In applying “lessons learned” from previous examples of anticipatory self-defense, we recommend that the executive branches’ ability to engage in anticipatory self-defense be subject to criteria-based external authorization.
Cross posted on National Security Advisors.








Comment #1
F2610_Scharf said,
Professor Guiora’s article addresses some of the key challenges states face when they utilize anticipatory self-defense (ASD). Guiora begins by criticizing the Bush administration’s reliance on ASD as a pretense for launching the 2003 invasion of Iraq. He then cautions that “[u]nlike much of the last seven years, however, pre-emptive attacks must be based upon the objective analysis of viable, valid and corroborated intelligence.” This is sound advice, but establishing an objective standard for such analysis can be difficult. Perhaps the Bush administration would contend that it’s pre-war intelligence was in fact “objective” and “valid,” despite the evidence to the contrary. ["Ex-CIA Official Faults Use of Data on Iraq." Washington Post, February 10, 2006.] Among the many signals the administration sent to the international community with its decision to invade Iraq was that the politicization and misuse of intelligence is merely a tool to be utilized by governments in order to achieve their strategic goals.

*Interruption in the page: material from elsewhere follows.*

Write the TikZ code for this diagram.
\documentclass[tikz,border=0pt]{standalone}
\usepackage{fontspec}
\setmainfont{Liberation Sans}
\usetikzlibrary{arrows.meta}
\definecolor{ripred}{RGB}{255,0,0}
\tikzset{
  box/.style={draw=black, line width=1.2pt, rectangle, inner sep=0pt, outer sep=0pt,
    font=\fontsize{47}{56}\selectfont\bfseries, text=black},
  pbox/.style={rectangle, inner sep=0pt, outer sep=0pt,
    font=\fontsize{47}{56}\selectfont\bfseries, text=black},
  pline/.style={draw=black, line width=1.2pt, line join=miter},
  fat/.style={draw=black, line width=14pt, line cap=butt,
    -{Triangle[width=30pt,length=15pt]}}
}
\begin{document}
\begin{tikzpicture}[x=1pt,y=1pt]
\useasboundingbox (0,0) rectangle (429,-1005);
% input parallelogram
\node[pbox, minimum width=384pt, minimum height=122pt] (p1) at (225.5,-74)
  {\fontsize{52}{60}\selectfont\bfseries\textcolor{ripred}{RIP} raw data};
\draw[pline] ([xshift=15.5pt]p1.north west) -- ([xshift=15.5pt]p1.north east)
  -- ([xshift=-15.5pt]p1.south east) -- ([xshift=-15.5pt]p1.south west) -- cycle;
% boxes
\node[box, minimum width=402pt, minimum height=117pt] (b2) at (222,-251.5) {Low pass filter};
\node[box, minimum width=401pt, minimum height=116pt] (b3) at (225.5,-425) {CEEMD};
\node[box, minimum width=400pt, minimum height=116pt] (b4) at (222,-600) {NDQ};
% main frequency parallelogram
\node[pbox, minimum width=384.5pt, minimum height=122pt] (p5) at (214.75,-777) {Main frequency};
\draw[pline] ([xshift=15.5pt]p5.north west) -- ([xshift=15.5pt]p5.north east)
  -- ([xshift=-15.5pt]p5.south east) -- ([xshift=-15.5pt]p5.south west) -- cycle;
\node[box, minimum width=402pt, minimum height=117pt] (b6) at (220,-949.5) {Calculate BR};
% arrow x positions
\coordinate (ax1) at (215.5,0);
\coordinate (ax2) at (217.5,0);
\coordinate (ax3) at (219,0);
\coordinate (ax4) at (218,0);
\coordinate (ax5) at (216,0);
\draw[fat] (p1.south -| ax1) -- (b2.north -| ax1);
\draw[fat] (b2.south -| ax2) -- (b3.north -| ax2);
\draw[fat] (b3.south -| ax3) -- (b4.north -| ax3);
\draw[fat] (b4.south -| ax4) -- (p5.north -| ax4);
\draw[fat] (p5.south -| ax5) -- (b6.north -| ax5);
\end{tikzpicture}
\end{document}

Nevertheless, the Bush administration was correct in claiming that we “must adapt the concept of imminent threat to the capabilities and objectives of today’s adversaries.” [National Security Strategy of the USA,14-16 (2006)]. But again, the quest for uniformity regarding what qualifies as an “imminent threat” necessitating anticipatory force is a futile one. Because the circumstances and capabilities of states vary so drastically, their choice to use anticipatory force must be evaluated on a case by case basis, rendering the current UN Charter far too static to serve as a standard for legality. For example, Israel’s 1967 “first strike” against Egypt was “widely seen to be warranted,” as a “very small, densely populated state cannot be expected to await a very probable, potentially decisive attack before availing itself of the right to self-defense.” [Carter, International Law, p. 996]. Does this mean that a very large state with a more sprawling population is expected to “await a very probable, potentially decisive attack before availing itself of the right to self-defense”? The great disparities in size, power, and geographic locations of governments across the globe creates a situation where the doctrine of ASD can be interpreted as broadly as actors may desire.

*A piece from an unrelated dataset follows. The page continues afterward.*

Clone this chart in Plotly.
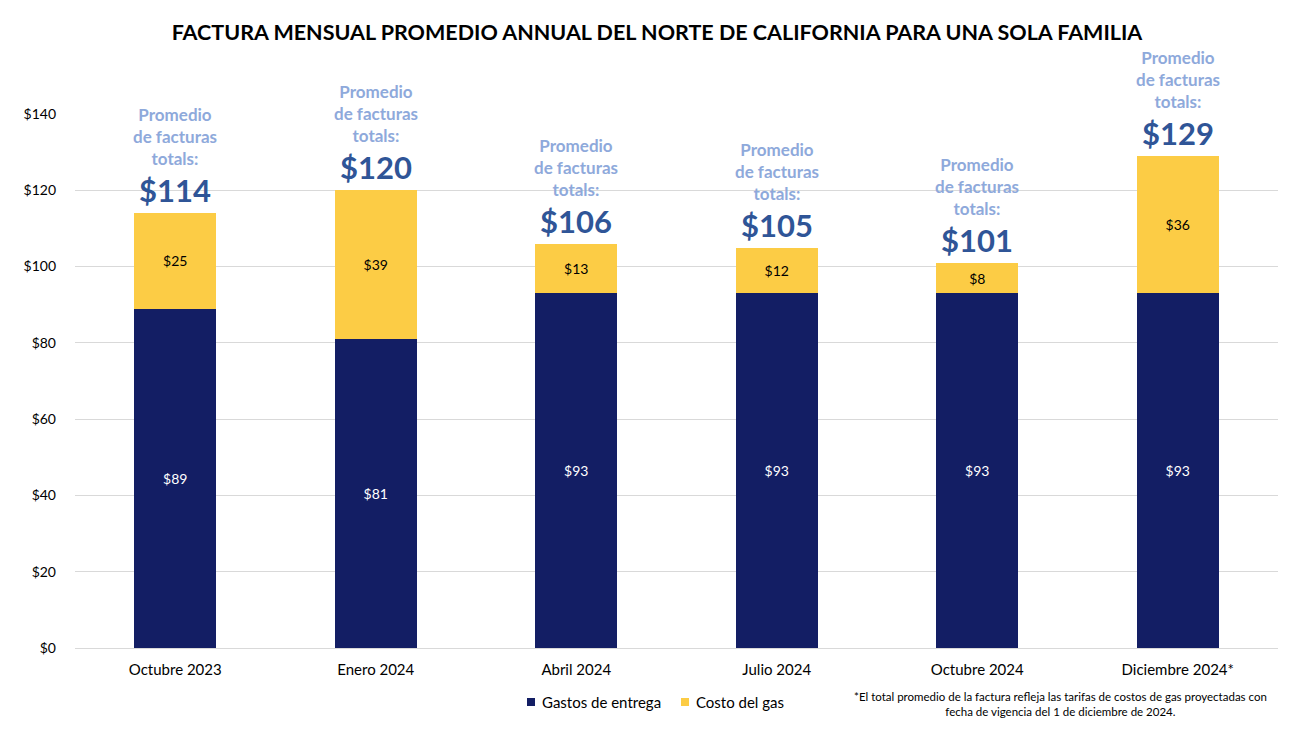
import plotly.graph_objects as go

categories = ["Octubre 2023", "Enero 2024", "Abril 2024", "Julio 2024", "Octubre 2024", "Diciembre 2024*"]
delivery = [89, 81, 93, 93, 93, 93]
gas = [25, 39, 13, 12, 8, 36]
totals = [114, 120, 106, 105, 101, 129]
tick_vals = [0, 20, 40, 60, 80, 100, 120, 140]
tick_text = ["$0", "$20", "$40", "$60", "$80", "$100", "$120", "$140"]
series_names = ["Gastos de entrega", "Costo del gas"]

FONT = "Lato, Calibri, Carlito, sans-serif"
NAVY = "#131E64"
YELLOW = "#FCCC45"

# page body has an 8px margin; compensate
OFF = 8
W, H = 1314 - OFF, 733 - OFF
ml, mr, mt, mb = 75 - OFF, 36, 114 - OFF, 85
pw, ph = W - ml - mr, H - mt - mb


def px_x(x):
    return (x - OFF - ml) / pw


def px_y(y):
    return (H - mb - (y - OFF)) / ph


fig = go.Figure()
fig.add_trace(go.Bar(
    x=categories, y=delivery, name=series_names[0],
    marker=dict(color=NAVY, line=dict(width=0)),
    text=[f"${v}" for v in delivery], textposition="inside", insidetextanchor="middle",
    textfont=dict(color="white", size=14, family=FONT),
))
fig.add_trace(go.Bar(
    x=categories, y=gas, name=series_names[1],
    marker=dict(color=YELLOW, line=dict(width=0)),
    text=[f"${v}" for v in gas], textposition="inside", insidetextanchor="middle",
    textfont=dict(color="black", size=14, family=FONT),
))

annotations = []
for c, t in zip(categories, totals):
    annotations.append(dict(
        x=c, y=t, xref="x", yref="y", yanchor="bottom", yshift=2,
        text=f"<b>${t}</b>", showarrow=False,
        font=dict(size=31, color="#2F5597", family=FONT),
    ))
    annotations.append(dict(
        x=c, y=t, xref="x", yref="y", yanchor="bottom", yshift=42,
        text="<b>Promedio<br>de facturas<br>totals:</b>", showarrow=False,
        font=dict(size=17, color="#8EA9DB", family=FONT),
    ))

annotations.append(dict(
    x=px_x(1060), y=px_y(704), xref="paper", yref="paper", showarrow=False,
    xanchor="center", yanchor="middle", align="center",
    text="*El total promedio de la factura refleja las tarifas de costos de gas proyectadas con<br>fecha de vigencia del 1 de diciembre de 2024.",
    font=dict(size=11.5, color="black", family=FONT),
))

# custom legend
shapes = []
legend_items = [(527, 540, NAVY, series_names[0]), (681, 694, YELLOW, series_names[1])]
for sx, tx, col, name in legend_items:
    shapes.append(dict(type="rect", xref="paper", yref="paper",
                       x0=px_x(sx), x1=px_x(sx + 8), y0=px_y(706), y1=px_y(698),
                       fillcolor=col, line=dict(width=0)))
    annotations.append(dict(x=px_x(tx), y=px_y(702), xref="paper", yref="paper",
                            xanchor="left", yanchor="middle", showarrow=False,
                            text=name, font=dict(size=15, color="black", family=FONT)))

fig.update_layout(
    width=W, height=H,
    margin=dict(l=ml, r=mr, t=mt, b=mb),
    paper_bgcolor="white", plot_bgcolor="white",
    barmode="stack", bargap=0.59, showlegend=False,
    title=dict(text="<b>FACTURA MENSUAL PROMEDIO ANNUAL DEL NORTE DE CALIFORNIA PARA UNA SOLA FAMILIA</b>",
               x=px_x(657), xanchor="center", xref="paper", y=1 - (32 - OFF) / H, yanchor="middle",
               font=dict(size=21.5, color="black", family=FONT)),
    font=dict(family=FONT, color="black", size=14),
    xaxis=dict(showgrid=False, showline=True, linecolor="#D9D9D9", linewidth=1,
               tickfont=dict(size=15, color="black"), ticks="", ticklabelstandoff=8),
    yaxis=dict(range=[0, 140], tickvals=tick_vals, ticktext=tick_text,
               showgrid=True, gridcolor="#D9D9D9", gridwidth=1, zeroline=False,
               tickfont=dict(size=14, color="black"), ticks="", ticklabelstandoff=18),
    annotations=annotations,
    shapes=shapes,
)
fig.write_html("out.html")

Learning from the past abuses of this doctrine, Professor Guiora suggests that “either a select congressional committee or a reconstituted Foreign Intelligence Surveillance Act court should review the intelligence information available to the executive branch before a pre-emptive attack is launched.” While this seems like a great idea on its face, some practical problems are present. For starters, would this not simply be a duplication of current processes? After all, because Congress has the sole power to declare war, its members must already evaluate the president’s claims and intelligence before doing so, making the creation of a new congressional committee to do this appear redundant.
As Professor Guiora writes, the doctrine of anticipatory self-defense has indeed “gotten a bad name from the Bush administration,” and there is no telling how much work remains to be done to grant legitimacy to this necessary creed.